■ **DATA BLOCK**:
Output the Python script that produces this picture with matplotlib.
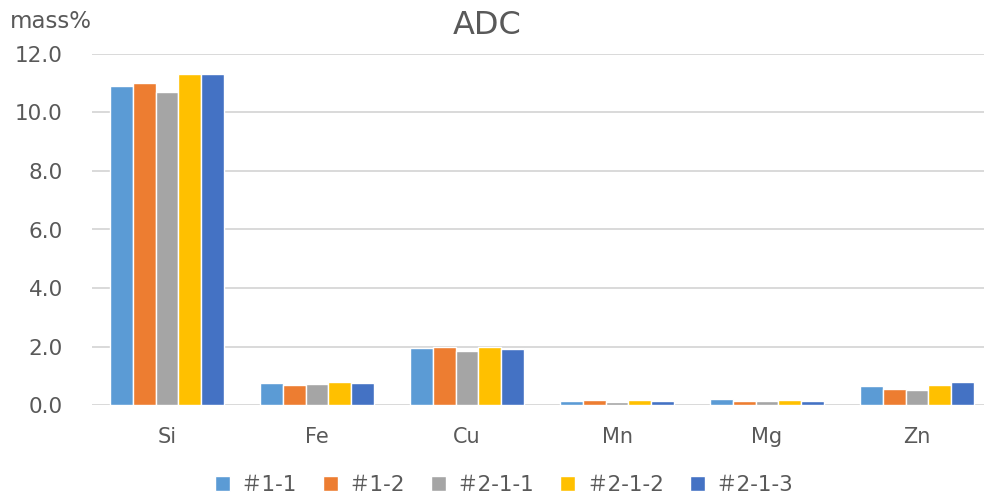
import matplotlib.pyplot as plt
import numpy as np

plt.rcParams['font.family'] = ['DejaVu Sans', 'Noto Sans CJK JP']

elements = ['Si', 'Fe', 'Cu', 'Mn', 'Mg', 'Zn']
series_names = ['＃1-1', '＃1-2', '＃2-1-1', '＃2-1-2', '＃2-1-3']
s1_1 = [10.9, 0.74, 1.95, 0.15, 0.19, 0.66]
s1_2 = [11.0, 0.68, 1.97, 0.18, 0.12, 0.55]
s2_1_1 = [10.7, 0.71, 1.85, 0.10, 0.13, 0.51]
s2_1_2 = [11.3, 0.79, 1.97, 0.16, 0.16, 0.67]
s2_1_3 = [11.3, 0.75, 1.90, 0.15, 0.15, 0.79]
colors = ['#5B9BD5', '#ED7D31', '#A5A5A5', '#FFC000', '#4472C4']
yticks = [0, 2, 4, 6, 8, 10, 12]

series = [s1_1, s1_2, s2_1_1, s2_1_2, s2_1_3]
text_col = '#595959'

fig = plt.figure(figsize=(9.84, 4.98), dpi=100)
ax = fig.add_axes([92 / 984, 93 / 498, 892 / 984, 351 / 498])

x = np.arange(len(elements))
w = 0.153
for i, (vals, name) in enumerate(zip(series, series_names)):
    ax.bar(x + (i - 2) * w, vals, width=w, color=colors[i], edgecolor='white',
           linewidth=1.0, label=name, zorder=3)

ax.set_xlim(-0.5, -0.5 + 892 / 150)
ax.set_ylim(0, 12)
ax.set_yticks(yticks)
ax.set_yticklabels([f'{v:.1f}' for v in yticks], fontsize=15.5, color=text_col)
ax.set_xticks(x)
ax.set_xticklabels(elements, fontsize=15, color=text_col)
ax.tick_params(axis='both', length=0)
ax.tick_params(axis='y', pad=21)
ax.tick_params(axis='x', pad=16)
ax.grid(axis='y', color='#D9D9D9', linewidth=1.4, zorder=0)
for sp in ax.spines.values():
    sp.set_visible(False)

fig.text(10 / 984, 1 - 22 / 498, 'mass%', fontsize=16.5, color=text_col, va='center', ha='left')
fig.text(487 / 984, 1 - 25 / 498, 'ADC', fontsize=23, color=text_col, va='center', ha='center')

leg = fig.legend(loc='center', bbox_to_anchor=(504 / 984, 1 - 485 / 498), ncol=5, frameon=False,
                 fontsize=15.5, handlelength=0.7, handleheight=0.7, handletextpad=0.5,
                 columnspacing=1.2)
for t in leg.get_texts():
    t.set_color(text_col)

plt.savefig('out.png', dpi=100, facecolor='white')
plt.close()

■ **WHAT THE TASK ASKS**: Give every line back word for word and leave the pictures out.

■ **ANSWER TO THIS EXERCISE**:
Output the Python script that produces this picture with matplotlib.
import matplotlib.pyplot as plt
import numpy as np

plt.rcParams['font.family'] = ['DejaVu Sans', 'Noto Sans CJK JP']

elements = ['Si', 'Fe', 'Cu', 'Mn', 'Mg', 'Zn']
series_names = ['＃1-1', '＃1-2', '＃2-1-1', '＃2-1-2', '＃2-1-3']
s1_1 = [10.9, 0.74, 1.95, 0.15, 0.19, 0.66]
s1_2 = [11.0, 0.68, 1.97, 0.18, 0.12, 0.55]
s2_1_1 = [10.7, 0.71, 1.85, 0.10, 0.13, 0.51]
s2_1_2 = [11.3, 0.79, 1.97, 0.16, 0.16, 0.67]
s2_1_3 = [11.3, 0.75, 1.90, 0.15, 0.15, 0.79]
colors = ['#5B9BD5', '#ED7D31', '#A5A5A5', '#FFC000', '#4472C4']
yticks = [0, 2, 4, 6, 8, 10, 12]

series = [s1_1, s1_2, s2_1_1, s2_1_2, s2_1_3]
text_col = '#595959'

fig = plt.figure(figsize=(9.84, 4.98), dpi=100)
ax = fig.add_axes([92 / 984, 93 / 498, 892 / 984, 351 / 498])

x = np.arange(len(elements))
w = 0.153
for i, (vals, name) in enumerate(zip(series, series_names)):
    ax.bar(x + (i - 2) * w, vals, width=w, color=colors[i], edgecolor='white',
           linewidth=1.0, label=name, zorder=3)

ax.set_xlim(-0.5, -0.5 + 892 / 150)
ax.set_ylim(0, 12)
ax.set_yticks(yticks)
ax.set_yticklabels([f'{v:.1f}' for v in yticks], fontsize=15.5, color=text_col)
ax.set_xticks(x)
ax.set_xticklabels(elements, fontsize=15, color=text_col)
ax.tick_params(axis='both', length=0)
ax.tick_params(axis='y', pad=21)
ax.tick_params(axis='x', pad=16)
ax.grid(axis='y', color='#D9D9D9', linewidth=1.4, zorder=0)
for sp in ax.spines.values():
    sp.set_visible(False)

fig.text(10 / 984, 1 - 22 / 498, 'mass%', fontsize=16.5, color=text_col, va='center', ha='left')
fig.text(487 / 984, 1 - 25 / 498, 'ADC', fontsize=23, color=text_col, va='center', ha='center')

leg = fig.legend(loc='center', bbox_to_anchor=(504 / 984, 1 - 485 / 498), ncol=5, frameon=False,
                 fontsize=15.5, handlelength=0.7, handleheight=0.7, handletextpad=0.5,
                 columnspacing=1.2)
for t in leg.get_texts():
    t.set_color(text_col)

plt.savefig('out.png', dpi=100, facecolor='white')
plt.close()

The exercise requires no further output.